DeKALB — Following the resignation of former President Doug Baker due to alleged improper spending, President Lisa Freeman said she vows to increase transparency between students, faculty and the university in the 2019 fiscal year.

Freeman said her goals for 2019 involve a continuous strategic and developed approach.

After being hired, a four-year plan to address the goals Freeman established for the 2018 fiscal year was created. Freeman said after looking at those goals, she identified enrollment and fiscal stability as continued challenges. She said it is important to be specific and transparent in addressing challenges such as enrollment stabilization and how those things will be addressed.

Board of Trustees Vice Chair Dennis Barsema said the goals developed by the Board of Trustees are designed to address some of the biggest challenges faced by the university. He said the Board has set the bar high, and Freeman is already off to a great start.

Freeman said providing transparency regarding presidential expenditures and university direction by posting on the website has been helpful in building trust. She said being candid with presidential expenses is important to remove confusion as to how those dollars are being spent.

Recognizing the importance of supplying up-to-date information, Freeman said she feels good about the increase in transparency.

The university released a five-year Strategic Enrollment and Management plan Tuesday, which Freeman said is meant to provide transparency about the direction the university is taking to address enrollment and contains three overarching goals to help stabilize enrollment by 2023.

“We’re a university that wants to make plans and decisions using data to help guide us, and that theme carries over into the New Strategic Enrollment Management plan,” Freeman said.

She said the plan details where opportunities to stabilize enrollment will come from while proceeding in a manner which respects our university’s missions and values.

Barsema  said the release of the Strategic Enrollment and Management plan is a good start in addressing issues regarding funding and fiscal stability.

“The plan provides the most comprehensive framework for boosting enrollment, retention and diversity at the university I have seen,” Barsema said. “This year, we expect to begin seeing the benefits of new budgeting procedures developed under [Freeman’s] administration, which will help us better understand our financial condition and guide our decision making.”

Enrollment is a key economic driver for the university, which Freeman said is why it leads her list.

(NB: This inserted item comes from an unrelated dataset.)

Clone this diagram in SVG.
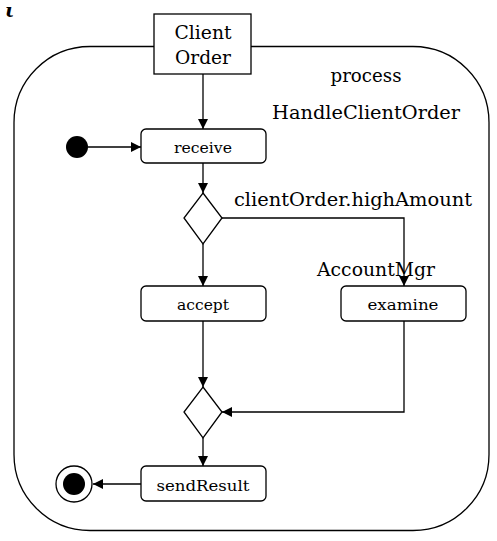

She said it’s crucial to invest in programs supporting enrollment such as the university’s recent partnership with Wiley Education, intended to boost online enrollment.

“The partner we have brought on board has the technology to use up-to-date modern analytics to help reach students in and out of state [who are] interested in online courses for data analytics,” Freeman said.

She said another successful partnership was found in Discover creating code_orange, leading to more projects for FY19.

Gerald Blazey, vice president of Research and Innovation Partnerships, helped launch the Discover code_orange program. Blazey said NIU has a partnership laboratory known as 21 North on campus which develops ideas in innovation and research, two things Freeman said remain important to her.

Blazey said it’s important to get involved with partnerships in other institutions, whether they be industry, foundation or academic.

Blazey also said one of Freeman’s goals for FY18 was to create research clusters. He said there are now two research centers; CREATE and the Northern Illinois Center for Community Sustainability.

“These partnerships are the source of innovation, bringing in new ideas for technology and having people in close quarters discussing with each other,” Blazey said.